How do you call a situation when the system ensures that every its step was successful? For instance, one of the steps was to generate a file. Yet, target location may be occupied and copy fails. System may forget to check or fail. How do you call a system that ensures that every step has succeeded: secure, robust, reliable, or what?

Now, the lack of robustness often allows for extreemly useful exploits (especially, for good). For instance, the files are generated and used further. But user can interrupt the process, modify the files for his purposes and restart the system. He protects the files with read-only option so that restarted system did not regenerate them. This exploit happens to be very useful when systems are not robust enough to check the effect of file generation. I find that a robust system, which spends a lot of resources to struggle the misbehavior, is much less useful.

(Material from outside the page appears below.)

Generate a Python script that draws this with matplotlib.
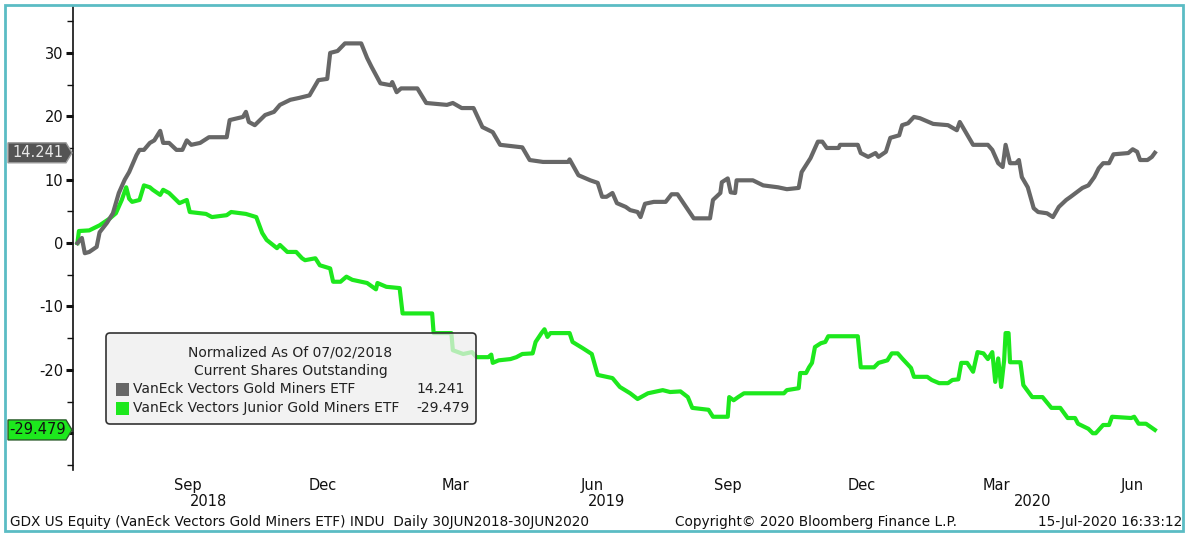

How do you call such dilemma?

  • It's hard to understand what you are asking for here. You are looking for a term which describes such a system? – Joe Strazzere May 23 '13 at 11:29
  • Yes, I believe that such phenomenon must be known – Val May 23 '13 at 13:47
  • I believe what he's asking is "Is there a canonical term for the decision of weighing assertive logic that fails quickly versus relaxed logic that trusts the user to work it all out in the end?" It may not be appropriate for our site though, as this isn't so much a testing question as a general programming question. I'll ping the guys in Programmers and see if they want it. – corsiKa Jun 26 '13 at 14:52

How about fast failing vs fault tolerant?

A fast failing system will frequently check for failures and fail when encountering them.

A fault tolerant system will experience them but continue to operate with a possible degradation in performance. Struggline with misbehaviors as you've described it.